SELF-DISCLOSING IN THE WORKPLACE
After all self-disclosure might be a good way of bonding with a buddy at the gym or a new neighbor. But in a competitive work environment, where everything we say and do reflects on our level of professionalism, shouldn’t we be a little more discreet? Is opening up and sharing emotionally sensitive information with coworkers really a wise approach? Research conducted suggests it is, at least if your goal is to make friends. What the research discovered is that close workplace friendships tend to follow a distinct pattern that is marked by three key transitions.
The 1st is the transition from acquaintance to friend. For the most part, all it takes for this transition to occur is working near a colleague for a period of about a year and occasionally collaborating on team projects. How can you tell if coworkers are friends? Ironically, by the amount of time they spend discussing nonworkplace topics. The more frequently colleagues talked about nonwork matters, the closer they tended to be. There’s an important lesson here for anyone interested in growing their influence in the workplace: When all you do at the office is talk shop, you might develop a reputation for being competent, but you’re not likely to end up with a whole lot of friends.

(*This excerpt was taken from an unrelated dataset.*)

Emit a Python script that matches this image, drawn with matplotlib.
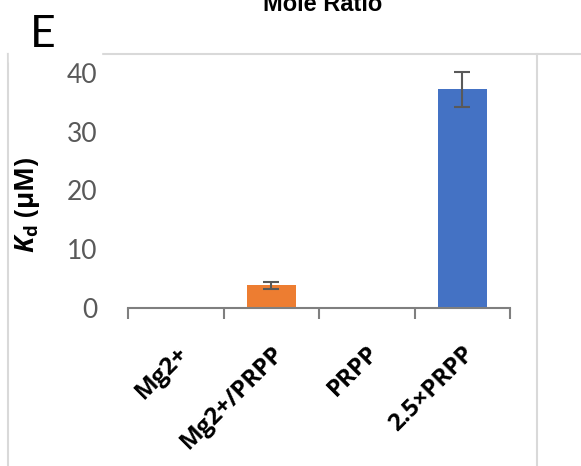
import numpy as np
import matplotlib.pyplot as plt
from matplotlib.lines import Line2D
import matplotlib.patheffects as pe

categories = ['Mg2+', 'Mg2+/PRPP', 'PRPP', '2.5×PRPP']
kd_values = [0, 3.9, 0, 37.2]
kd_errors = [0, 0.6, 0, 3.0]
bar_colors = ['#ED7D31', '#ED7D31', '#4472C4', '#4472C4']
y_ticks = [0, 10, 20, 30, 40]

plt.rcParams['font.family'] = ['Lato', 'DejaVu Sans']
plt.rcParams['mathtext.fontset'] = 'custom'
plt.rcParams['mathtext.it'] = 'Open Sans:italic:bold'
plt.rcParams['mathtext.rm'] = 'Open Sans:bold'
plt.rcParams['mathtext.bf'] = 'Open Sans:bold'

W, H = 581, 466
fig = plt.figure(figsize=(W / 100, H / 100), dpi=100)

# excel chart frame (light grey)
frame_col = '#d9d9d9'
fig.add_artist(Line2D([8 / W, 8 / W], [0, 1 - 54 / H], color=frame_col, lw=1.5))
fig.add_artist(Line2D([8 / W, 1], [1 - 54 / H, 1 - 54 / H], color=frame_col, lw=1.5))
fig.add_artist(Line2D([537 / W, 537 / W], [0, 1 - 54 / H], color=frame_col, lw=1.5))

# white box behind panel letter
fig.add_artist(plt.Rectangle((9 / W, 1 - 62 / H), 92 / W, 62 / H, color='white', zorder=2))
fig.text(30 / W, 1 - 47 / H, 'E', fontsize=32, family=['Lato', 'DejaVu Sans'],
         ha='left', va='baseline', zorder=3)

fig.text(323 / W, 1 - 11 / H, 'Mole Ratio', fontsize=17, fontweight='bold',
         family=['Liberation Sans', 'DejaVu Sans'], ha='center', va='baseline')

ax = fig.add_axes([128 / W, 1 - 308 / H, 382 / W, 235 / H])
x = np.arange(len(categories))
bars = ax.bar(x, kd_values, width=0.51, color=bar_colors, zorder=2)
for b in bars:
    b.set_path_effects([pe.SimplePatchShadow(offset=(0, 0), shadow_rgbFace='#999999', alpha=0.35),
                        pe.Normal()])
ax.errorbar(x[[1, 3]], np.array(kd_values)[[1, 3]], yerr=np.array(kd_errors)[[1, 3]],
            fmt='none', ecolor='#595959', elinewidth=1.5, capsize=6, capthick=1.5,
            clip_on=False, zorder=3)

ax.set_xlim(-0.5, 3.5)
ax.set_ylim(0, 40)
for s in ['top', 'right', 'left']:
    ax.spines[s].set_visible(False)
ax.spines['bottom'].set_color('#7f7f7f')
ax.spines['bottom'].set_linewidth(1.5)

ax.set_yticks(y_ticks)
ax.set_yticklabels([str(t) for t in y_ticks], fontsize=19, color='#595959')
ax.tick_params(axis='y', length=0, pad=22)

ax.set_xticks(x)
ax.set_xticklabels(categories, fontsize=17.5, fontweight='bold', rotation=45,
                   ha='right', va='top', rotation_mode='anchor',
                   family=['Open Sans', 'DejaVu Sans'])
ax.tick_params(axis='x', which='major', length=0, pad=24)
ax.set_xticks(np.arange(-0.5, 4, 1), minor=True)
ax.tick_params(axis='x', which='minor', length=8, width=1.5, color='#7f7f7f', direction='out')

ax.set_ylabel(r'$K_{\mathrm{d}}$ (μM)', fontsize=19, fontweight='bold',
              family=['Open Sans', 'DejaVu Sans'])
ax.yaxis.set_label_coords(-0.225, 0.44)

fig.savefig('out.png', dpi=100)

The 2nd and the 3rd transitions are, the ones that turned friends into close friends, and close friends into best friends. Here the proximity and common ground that prompted the 1st transition were nowhere near enough to catalyze a strong connection. What was? Sharing problems from one’s personal, home, and work life. The challenge for many of us, of course, is that proactively sharing potentially embarrassing information is a little like visiting an emotional casino. If your listener reciprocates with a few revelations of their own, the payoffs can be big: You stand to win a deeper and more satisfying relationship. But if your disclosure isn’t reciprocated-or worse if it’s criticized-you end up feeling exposed. And that experience is painful. The irony is that close relationships are often built upon a foundation of shared risk. It’s when we reveal our vulnerabilities that we acquire new friends.